Thorn stared at the holoproj. Wow. Wasn’t that an ugly can of worms?
31
General John Howard was not surprised that Gridley had come up with the information; nor was he surprised that Thorn was being very circumspect about how such knowledge had come into their possession. Howard lived by a moral code based on the Ten Commandments, he was a religious man, and he knew that morality and Caesar’s Law sometimes diverged. When in doubt, he followed God’s laws — come Judgment Day, those would be the ones that counted the most. The wicked should be punished, and this man Natadze, and whoever set him upon his immoral chores, would certainly be among them.
On the other hand, if he and Net Force could be the instrument of that punishment in this world, he had no problem with that.
“The government will need a lot more evidence before this gets turned over to the AG for prosecution,” Thorn said. “You don’t kick in a billionaire’s door and arrest him without a case as solid as a block of depleted uranium.”

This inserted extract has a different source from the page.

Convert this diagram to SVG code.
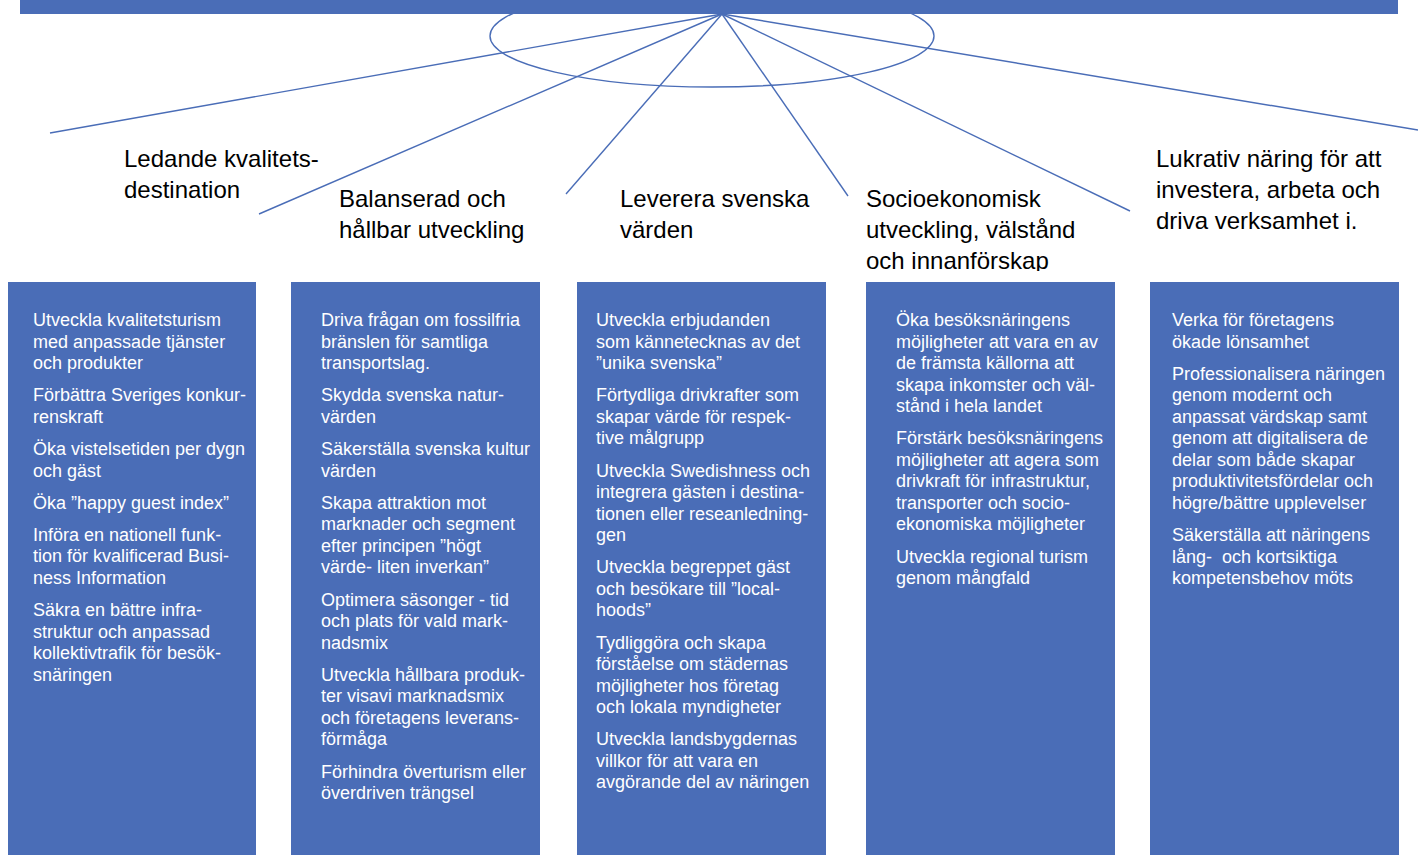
<svg xmlns="http://www.w3.org/2000/svg" width="1418" height="855" viewBox="0 0 1418 855">
  <style>
    .bar { fill: #4A6DB7; }
    .box { fill: #4A6DB7; }
    .fan { stroke: #4A6DB7; stroke-width: 1.4; fill: none; }
    .head { font-family: "Liberation Sans", Arial, sans-serif; font-size: 24px; fill: #000000; }
    .body { font-family: "Liberation Sans", Arial, sans-serif; font-size: 18px; fill: #FFFFFF; }
  </style>
  <defs>
    <clipPath id="clip-head4">
      <rect x="850" y="170" width="290" height="101"/>
    </clipPath>
  </defs>

  <rect width="1418" height="855" fill="#FFFFFF"/>

  <!-- hub: bar with ellipse beneath it -->
  <g id="hub">
    <ellipse class="fan" cx="712" cy="36" rx="222" ry="51"/>
    <rect class="bar" x="20" y="0" width="1378" height="14"/>
  </g>

  <!-- fan of lines spreading from the hub -->
  <g id="connectors">
    <line class="fan" x1="722" y1="14" x2="50" y2="133"/>
    <line class="fan" x1="722" y1="14" x2="259" y2="214"/>
    <line class="fan" x1="722" y1="14" x2="566" y2="194"/>
    <line class="fan" x1="722" y1="14" x2="848" y2="196"/>
    <line class="fan" x1="722" y1="14" x2="1130" y2="211"/>
    <line class="fan" x1="722" y1="14" x2="1418" y2="130"/>
  </g>

  <!-- headings -->
  <g id="head-1">
    <text class="head" x="124" y="167">Ledande kvalitets-</text>
    <text class="head" x="124" y="198">destination</text>
  </g>
  <g id="head-2">
    <text class="head" x="339" y="207">Balanserad och</text>
    <text class="head" x="339" y="238">hållbar utveckling</text>
  </g>
  <g id="head-3">
    <text class="head" x="620" y="207">Leverera svenska</text>
    <text class="head" x="620" y="238">värden</text>
  </g>
  <g id="head-4" clip-path="url(#clip-head4)">
    <text class="head" x="866" y="207">Socioekonomisk</text>
    <text class="head" x="866" y="238">utveckling, välstånd</text>
    <text class="head" x="866" y="269">och innanförskap</text>
  </g>
  <g id="head-5">
    <text class="head" x="1156" y="167">Lukrativ näring för att</text>
    <text class="head" x="1156" y="198">investera, arbeta och</text>
    <text class="head" x="1156" y="229">driva verksamhet i.</text>
  </g>

  <!-- column 1 -->
  <g id="box-1">
    <rect class="box" x="8" y="282" width="248" height="573"/>
    <text class="body" x="33">
      <tspan x="33" y="326">Utveckla kvalitetsturism</tspan>
      <tspan x="33" y="347.5">med anpassade tjänster</tspan>
      <tspan x="33" y="369">och produkter</tspan>
      <tspan x="33" y="401">Förbättra Sveriges konkur-</tspan>
      <tspan x="33" y="422.5">renskraft</tspan>
      <tspan x="33" y="455">Öka vistelsetiden per dygn</tspan>
      <tspan x="33" y="476.5">och gäst</tspan>
      <tspan x="33" y="508.5">Öka ”happy guest index”</tspan>
      <tspan x="33" y="540.5">Införa en nationell funk-</tspan>
      <tspan x="33" y="562">tion för kvalificerad Busi-</tspan>
      <tspan x="33" y="583.5">ness Information</tspan>
      <tspan x="33" y="616">Säkra en bättre infra-</tspan>
      <tspan x="33" y="637.5">struktur och anpassad</tspan>
      <tspan x="33" y="659">kollektivtrafik för besök-</tspan>
      <tspan x="33" y="680.5">snäringen</tspan>
    </text>
  </g>

  <!-- column 2 -->
  <g id="box-2">
    <rect class="box" x="291" y="282" width="249" height="573"/>
    <text class="body" x="321">
      <tspan x="321" y="326">Driva frågan om fossilfria</tspan>
      <tspan x="321" y="347.5">bränslen för samtliga</tspan>
      <tspan x="321" y="369">transportslag.</tspan>
      <tspan x="321" y="401">Skydda svenska natur-</tspan>
      <tspan x="321" y="422.5">värden</tspan>
      <tspan x="321" y="455">Säkerställa svenska kultur</tspan>
      <tspan x="321" y="476.5">värden</tspan>
      <tspan x="321" y="508.5">Skapa attraktion mot</tspan>
      <tspan x="321" y="530">marknader och segment</tspan>
      <tspan x="321" y="551.5">efter principen ”högt</tspan>
      <tspan x="321" y="573">värde- liten inverkan”</tspan>
      <tspan x="321" y="605.5">Optimera säsonger - tid</tspan>
      <tspan x="321" y="627">och plats för vald mark-</tspan>
      <tspan x="321" y="648.5">nadsmix</tspan>
      <tspan x="321" y="680.5">Utveckla hållbara produk-</tspan>
      <tspan x="321" y="702">ter visavi marknadsmix</tspan>
      <tspan x="321" y="723.5">och företagens leverans-</tspan>
      <tspan x="321" y="745">förmåga</tspan>
      <tspan x="321" y="777.5">Förhindra överturism eller</tspan>
      <tspan x="321" y="799">överdriven trängsel</tspan>
    </text>
  </g>

  <!-- column 3 -->
  <g id="box-3">
    <rect class="box" x="577" y="282" width="249" height="573"/>
    <text class="body" x="596">
      <tspan x="596" y="326">Utveckla erbjudanden</tspan>
      <tspan x="596" y="347.5">som kännetecknas av det</tspan>
      <tspan x="596" y="369">”unika svenska”</tspan>
      <tspan x="596" y="401">Förtydliga drivkrafter som</tspan>
      <tspan x="596" y="422.5">skapar värde för respek-</tspan>
      <tspan x="596" y="444">tive målgrupp</tspan>
      <tspan x="596" y="476.5">Utveckla Swedishness och</tspan>
      <tspan x="596" y="498">integrera gästen i destina-</tspan>
      <tspan x="596" y="519.5">tionen eller reseanledning-</tspan>
      <tspan x="596" y="541">gen</tspan>
      <tspan x="596" y="573">Utveckla begreppet gäst</tspan>
      <tspan x="596" y="594.5">och besökare till ”local-</tspan>
      <tspan x="596" y="616">hoods”</tspan>
      <tspan x="596" y="648.5">Tydliggöra och skapa</tspan>
      <tspan x="596" y="670">förståelse om städernas</tspan>
      <tspan x="596" y="691.5">möjligheter hos företag</tspan>
      <tspan x="596" y="713">och lokala myndigheter</tspan>
      <tspan x="596" y="745">Utveckla landsbygdernas</tspan>
      <tspan x="596" y="766.5">villkor för att vara en</tspan>
      <tspan x="596" y="788">avgörande del av näringen</tspan>
    </text>
  </g>

  <!-- column 4 -->
  <g id="box-4">
    <rect class="box" x="866" y="282" width="249" height="573"/>
    <text class="body" x="896">
      <tspan x="896" y="326">Öka besöksnäringens</tspan>
      <tspan x="896" y="347.5">möjligheter att vara en av</tspan>
      <tspan x="896" y="369">de främsta källorna att</tspan>
      <tspan x="896" y="390.5">skapa inkomster och väl-</tspan>
      <tspan x="896" y="412">stånd i hela landet</tspan>
      <tspan x="896" y="444">Förstärk besöksnäringens</tspan>
      <tspan x="896" y="465.5">möjligheter att agera som</tspan>
      <tspan x="896" y="487">drivkraft för infrastruktur,</tspan>
      <tspan x="896" y="508.5">transporter och socio-</tspan>
      <tspan x="896" y="530">ekonomiska möjligheter</tspan>
      <tspan x="896" y="562.5">Utveckla regional turism</tspan>
      <tspan x="896" y="584">genom mångfald</tspan>
    </text>
  </g>

  <!-- column 5 -->
  <g id="box-5">
    <rect class="box" x="1150" y="282" width="249" height="573"/>
    <text class="body" x="1172" xml:space="preserve"><tspan x="1172" y="326">Verka för företagens</tspan><tspan x="1172" y="347.5">ökade lönsamhet</tspan><tspan x="1172" y="379.5">Professionalisera näringen</tspan><tspan x="1172" y="401">genom modernt och</tspan><tspan x="1172" y="422.5">anpassat värdskap samt</tspan><tspan x="1172" y="444">genom att digitalisera de</tspan><tspan x="1172" y="465.5">delar som både skapar</tspan><tspan x="1172" y="487">produktivitetsfördelar och</tspan><tspan x="1172" y="508.5">högre/bättre upplevelser</tspan><tspan x="1172" y="541">Säkerställa att näringens</tspan><tspan x="1172" y="562.5">lång-  och kortsiktiga</tspan><tspan x="1172" y="584">kompetensbehov möts</tspan></text>
  </g>
</svg>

The others in the room — Jay, Abe, and Julio — nodded.
“So, here is the situation. We know who the shooter is, and we know — but can’t prove — who holds his leash. We’ve done what we were supposed to do. What we should do now is turn it over to the FBI and let them run it down.”
Every man in the room must have heard the unspoken but implied word.
Abe got to it first. “But?”
Thorn looked around. “This is tricky. For one thing, we have a personal stake in it—”
“Amen,” Gridley said.
Thorn continued without speaking to that: “—and it would be nice if we could package it up neatly before handing it off to the FBI and the locals in whose jurisdiction these events took place. The fed gets first whack at it, but the city and county will have felony charges, too.”
“And is our personal involvement enough reason not to turn it over?” Abe said.
Howard spoke up: “Well, I see where the Commander is going. It’s not that we don’t trust the feebs and the locals to do a good job, it’s just that we don’t trust them as much as we do our own people.”
Abe didn’t say anything, but it was obvious he had some problem with the idea.
Thorn said, “So, we can hand it off, or… gather a little more information ourselves first.”
Howard smiled. Alex Michaels would have made the latter choice, and he’d have suited up and gone out into the field, too. Howard said, “You’re the Commander, and it’s your choice, but if my opinion counts, I’d say we collect a little more data on our own.”
He saw Julio and Jay nod. Abe kept his face carefully neutral.
Thorn said, “There’s more to it, as well. This guy, Natadze, came after Jay for a reason. What’s more, the guy he works for sicced him on Jay for a reason. That means that they knew what Jay was working on, and that means that somehow they have access to information they shouldn’t.”
Again, heads around the room nodded.
“You guys have worked with the regular FBI more than I have,” Thorn went on, “but I haven’t seen anything in the files to indicate they could be the source of a leak.”
“They’ve always been solid, if not quite as good as our own people,” Howard said.
“Still, once this goes over to them, there will be records. In short, people, once this gets out beyond us, it becomes more likely that the guy we’re after might just learn that we’re on to him. And if that happens, he’ll crawl into some deep dark hole and hide. We’ll never get him, then.”
“So we keep it, then?” Howard asked.
Thorn nodded. “For now. We know the players. We know where they live. The shooter isn’t likely to go home and just let us collect him, but if we can put the two men together, that will give us something substantial. Why don’t we see if we can do that much?”
Their van was disguised as a plumbing truck, parked not far from the front entrance to the rich man’s estate. The vehicle smelled like pizza, which is what the driver had gotten for lunch on the way there. Not as luxurious as the RV they’d used before, but a better fit for this area.